One can similarly argue from concavity, using the sets $\{(x,y): y\le f(x)\}$: this set is convex if and only if $f$ is concave. Taking infimum of functions results in taking the intersection of such sets.
In this case $I$ is an index set. For example, you could take $I = \{1,2,3\}$, $I = \mathbb{N}$, or even $I = \mathbb{R}$.
Your set of functions is then going to be $\{g_1, g_2, g_3\}$, $\{g_1,g_2, g_3, g_4, \dotsc\}$, or $\{g_i: i\in\mathbb{R}\}$ respectively (unfortunately there is no better way to write the last set since we can't count off real numbers).

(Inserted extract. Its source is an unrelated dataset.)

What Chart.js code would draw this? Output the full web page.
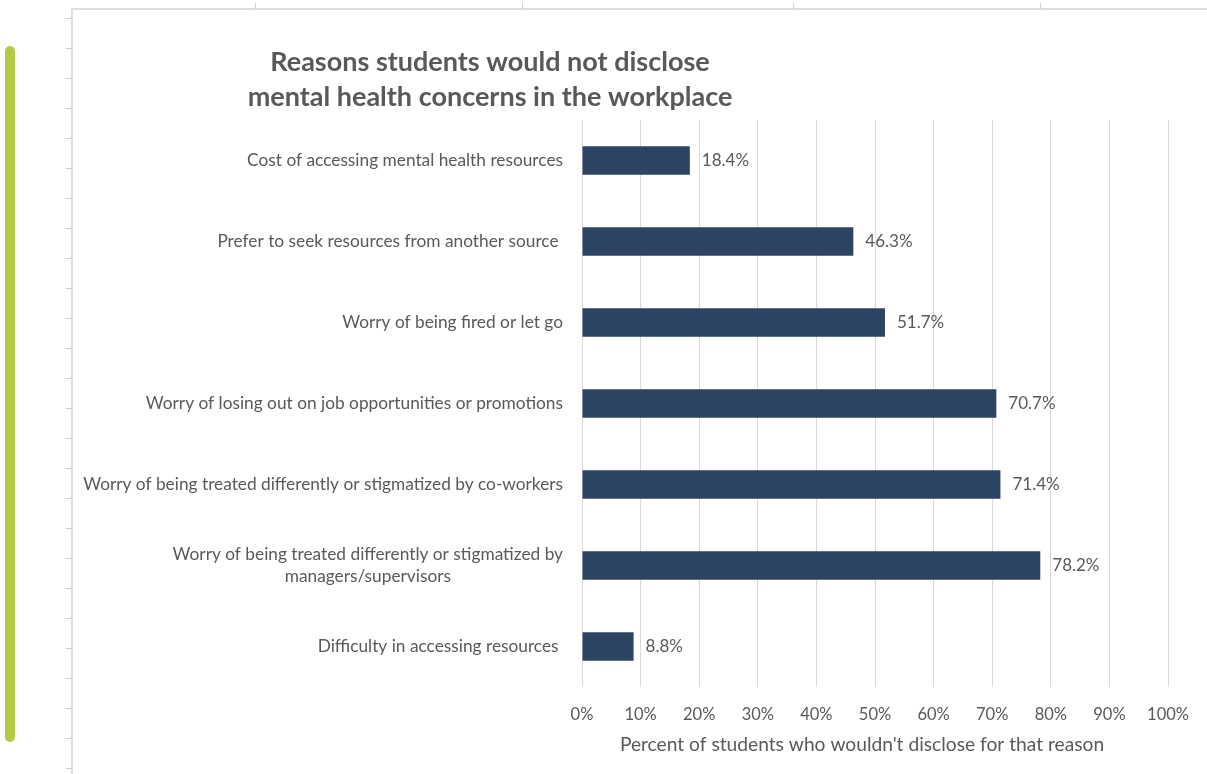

From here, we define a new function $g$ as follows: fix an $x\in\mathbb{R}^n$. Compute all the $g_i$'s for this value of $x$ (for example, we may have $g_1(x) = 1$, $g_2(x) = 2$ and $g_3(x) = 3$). Then we take supremum of all these values, and let $g(x)$ denote that value (in this case, $3$). We then move on to another $x\in\mathbb{R}^n$, and in this manner we pick values of $g$ for all of $\mathbb{R}^n$. We need to take the supremum in our definition because the set of $g_i$'s evaluated at $x$ may be infinite. Like for the second $I$, I could have $\{g_i(x): i\in\mathbb{N}\} = \{0.9, 0.99, 0.999, 0.9999,\dotsc\}$. Here, we let $g(x) = 1$.
Edit: One more thing, since there is an important case I didn't address. I could also have my $g_i$'s infinitely growing, like $\{g_i(x): i\in\mathbb{N}\} = \{100, 200, 300, 400, \dotsc\}$. Based off the definition, we assign $g(x)$ the value $\infty$ if this happens.
Best Answer
Because the Lagrangian $L(x,\lambda,\mu)$ is affine in $\lambda$ and $\mu$, the Lagrange dual function $d(\lambda,\nu) = \inf_{x\in \mathcal{D}}L(x,\lambda,\nu)$ is always concave because it is the pointwise infimum of a set of affine functions, which is always concave. (You can also show that the supremum of a set of convex functions is convex.)